Mas os números da diáspora estão próximos: calcula-se que 5,5 milhões de sírios fugiram da guerra, ao passo que os venezuelanos em fuga são mais ou menos 3 milhões.

É difícil, em todo caso, fazer um cálculo exato porque, segundo os cálculos da "Voz da Diáspora", um observatório venezuelano com base na Espanha, eles estão espalhados por 90 países.

Se são 3 milhões, dá mais ou menos 10% da população venezuelana de 32 milhões de habitantes. Para pôr em proporção: equivaleria a 21 milhões de brasileiros fugindo do país. Seria como se duas vezes a população de São Paulo, a maior cidade do país, deixasse a cidade.

A mais recente onda migratória começou em 2015 "e se acelerou exponencialmente nos dois anos mais recentes", informa para "El País" o sociólogo Tomás Páez, que dirige a "Voz da Diáspora".

Páez coincide com Dany Bahar em prever um agravamento da crise: "82% da população do país se empobreceu, o que dá condições para uma nova onda de migrações".

Reforça essa perspectiva o fato de que 59% dos venezuelanos têm ao menos um parente direto vivendo no exterior. Mesmo entre os adeptos do chavismo, são 46% os que se encontram nessa situação.

Os dados de um fracasso sem precedentes na administração de um país originalmente rico são igualmente impressionantes.
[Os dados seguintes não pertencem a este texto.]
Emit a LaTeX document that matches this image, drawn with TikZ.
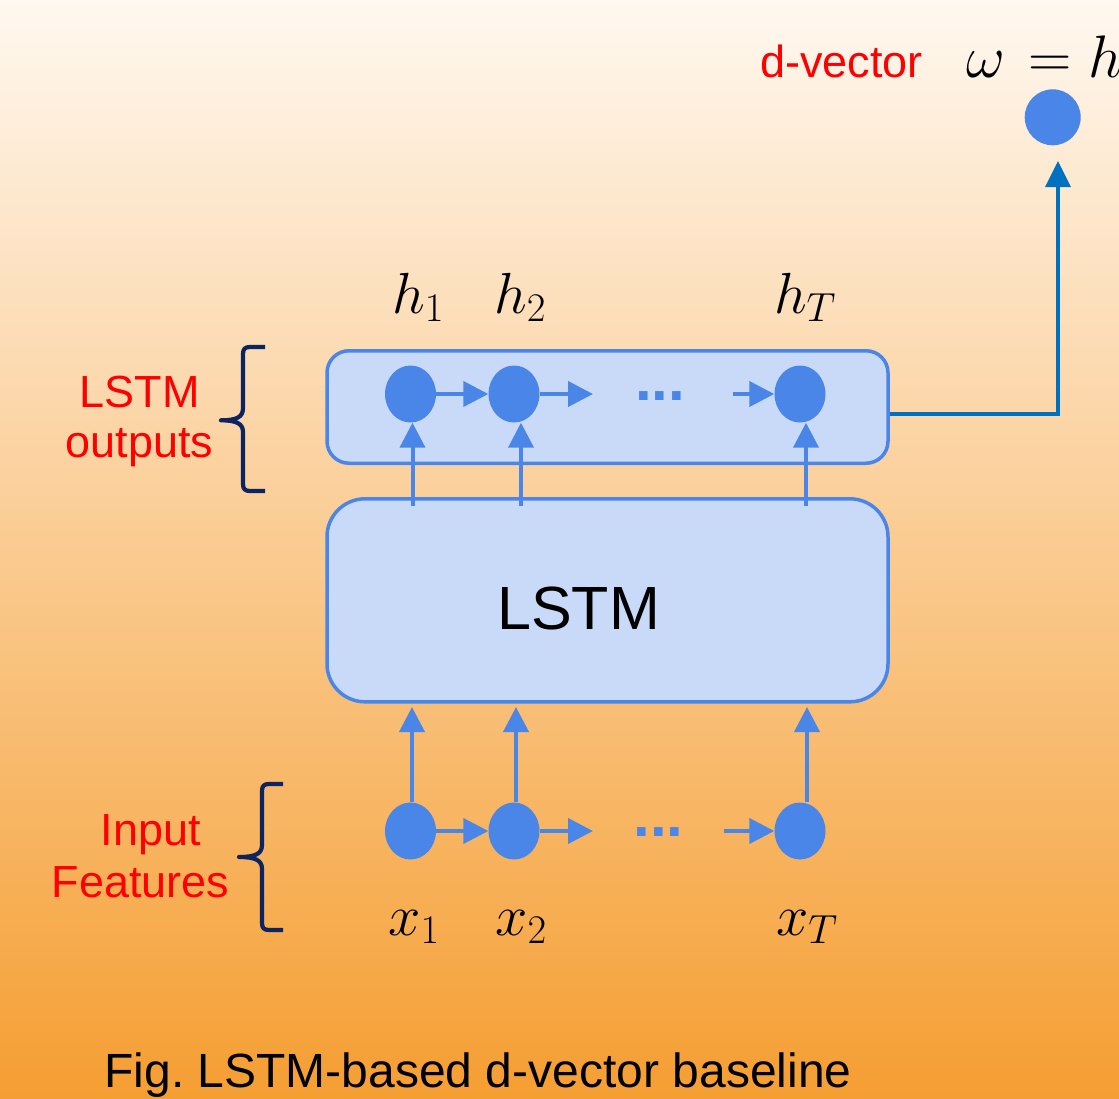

Três deles: com o salário mínimo atual, o máximo que um venezuelano pode comprar é um ovo por dia; quem tivesse comprado US$ 1 milhão há 15 anos estaria hoje com apenas US$ 7; dados da FAO (dirigida por um brasileiro indicado por Lula) informam que, em 2014/15, havia 4,1 milhões de venezuelanos subalimentados, quatro vezes mais que em 2010/2012.

Ainda assim, como aconteceu com a Síria, a comunidade internacional se mantém inerte e, a esquerda, pior ainda, continua sócia do fracasso.